Two of Kurosawa’s most notable Japanese contemporaries, Yasujirō Ozu and Kenji Mizoguchi, also looked for ways to blend Japanese and American storytelling. This helped them escape the censors, appease a world suspicious of Japanese culture, and seek the survival of their conquered past by fusing it to a new hegemony — along with a genuine desire to shape post-War Japan into a better society.
Such an act by a Japanese subject towards his emperor would have been unthinkable in the minds of anti-Japanese racists in the West. An adaptation of MacBeth – besides flattering Kurosawa’s anglophone conquerors – would give him the opportunity to remind the West that Japanese history is also full of rebels and revolutionaries. Although MacBeth (Washizu in the film) is still a negative character, the fact of his existence is a positive one, in the disingenuous sense.
“up to the very moment of Japan’s surrender, American and British “Asia specialists” routinely characterized the Japanese people as an “obedient herd” incapable of genuine self-government. At first glance, this might seem an unusually crude example of Western racism. In fact, it was a conservative, elitist observation that was reinforced by the rhetoric and practices of Japan’s own autocratic leaders and ideologues. The most obvious wartime Japanese counterpart of the Anglo-American image of the “obedient herd” was “the hundred million hearts beating as one” (ichioku isshin). The Western “experts” who spoke so condescendingly about the inability of ordinary Japanese to govern themselves were essentially parroting views they had heard in Japanese propaganda and upper-class Japanese ruling circles.”

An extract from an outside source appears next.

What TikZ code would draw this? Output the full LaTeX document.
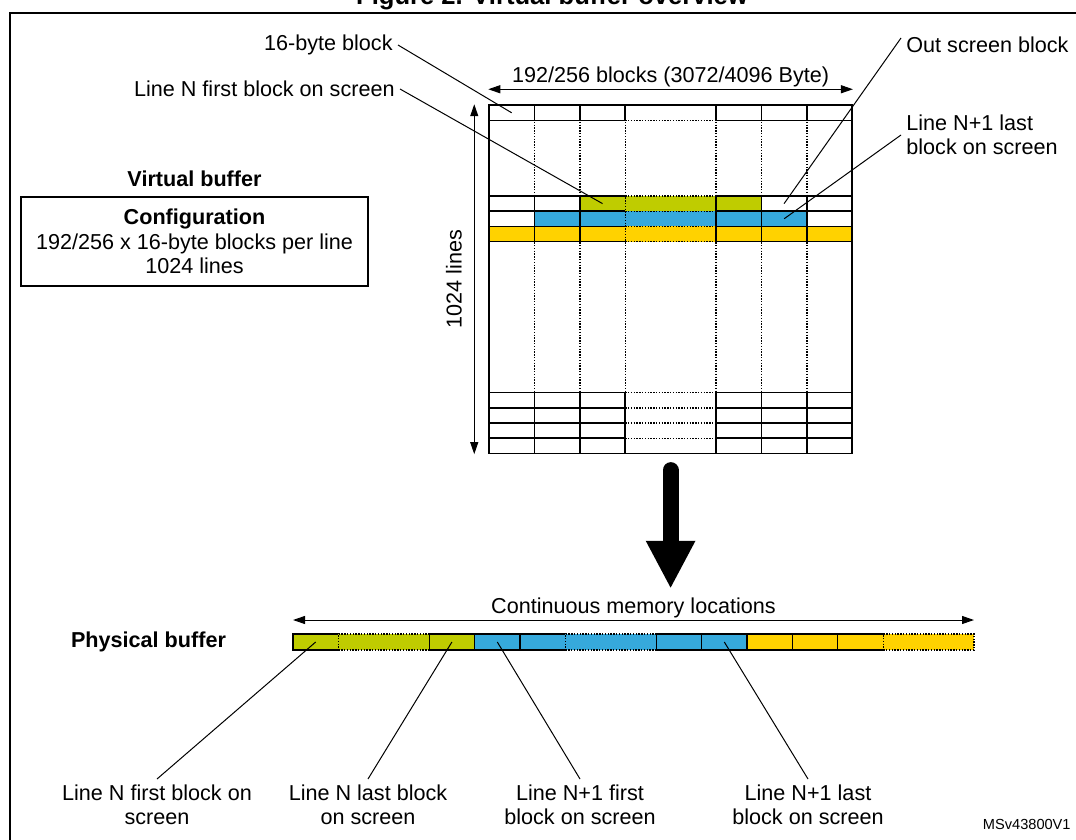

Kurosawa’s family was a part of the upper-middle class, and it’s unlikely that he did not share some of these stereotypes about his lower-class countrymen. So Throne of Blood may have been intended demonstrate a rebellious streak in Japanese history to the Japanese themselves as well.
The “temporary survivors” attempt to communicate their experience, to preserve their memories. We get photographs that are politicized, a museum that is a destination for weeping tourists, a staged re-production for a commercial film and symbolic story that many, like our Frenchwoman, attempt to find personal meaning in. As our man says, “you saw nothing in Hiroshima.”
Our woman tells her tragedy. For the man it is a piece of psychoanalysis, a way to “understand” his lover and then a triumph when he learns of his exclusive knowledge of her torment. Just as she celebrated in France upon learning of Hiroshima, he celebrated in Hiroshima upon learning of France. He grins and jumps up and dances.
Nevers, France is what began to make our woman what she is today. But now it is “a two-penny romance.”
I sometimes wonder if, like Vlad the Impaler, Adolf Hitler might one day end up as a cartoon character on cereal boxes. But even if his image is kept accurate and the tone of the Holocaust is kept solemn, Nazism is now only a memory to a small few.
Alain Resnais made Night and Fog in 1955, showing archival footage of the concentration camps. His creation was devastating and powerful, but it was not a memory – it was a new thing, an account. He must have had audience reactions to Night and Fog in mind when he struggled with his charge to make a Hiroshima film.
For those of us who were not in New York in September 2001 and did not know anyone involved in the attacks, 9/11 was a national, emotional tragedy. We wept in front of the TV screens and mourned people we never knew. Terrorism felt like an “existential threat,” it felt like “the end of the age of irony.”
For those of us involved in personal tragedy, forgetfulness seems like a betrayal. We feel guilty for not weeping at every memory. Moving on involves forgetting – while refusing to move on transforms mourning from memory to neuroticism.
Whatever Hiroshima means to us today, its not what it meant to those in Hiroshima. And perhaps on August 7, it no longer meant to them what it did on August 6.
Zushiô’s father is an anachronistic Lockean, telling his son “Men are created equal. Everyone is entitled to their happiness.” His commitment to Enlightenment ideals doesn’t play over well in 11th Century Japan, and his family is exiled. They don’t even last a full day before being kidnapped. Zushiô and his sister Anju are put into a slave labor camp; their mother is sold into prostitution.
The heart-wrenching story unfolds, and more than once we are reminded of the slave camps the Japanese set up during World War II. Zushiô and Anju’s camp is run by the eponymous Sansho, who recruits Zushiô as a Kapo of sorts. Later, after committing atrocities of his own, Zushiô begs for forgiveness.
The legend of Sansho the Bailiff is an old one, and the book that directly inspired Mizoguchi was written in 1915. The ideas he places into the film are modern and Western.
I don’t know enough about Japanese Buddhism to know how prominent the strains of feminism and individual rights have been through its history. What is clear is that Mizoguchi is Japanasizing the values of his country’s conquerors. Japan can be a part of the liberal community of nations without assimilating and losing her identity. In fact, for Mizoguchi, liberalism is Japan’s true identity. Mizoguchi seems to have been genuine here – his pre-war films share the same themes.
Each scene is beautiful. The shots are long, but the pace doesn’t feel slow, thanks to wise, quiet camera movements. I don’t often pause re-watch shots during my first time through a movie, but I felt compelled to several times with Sansho.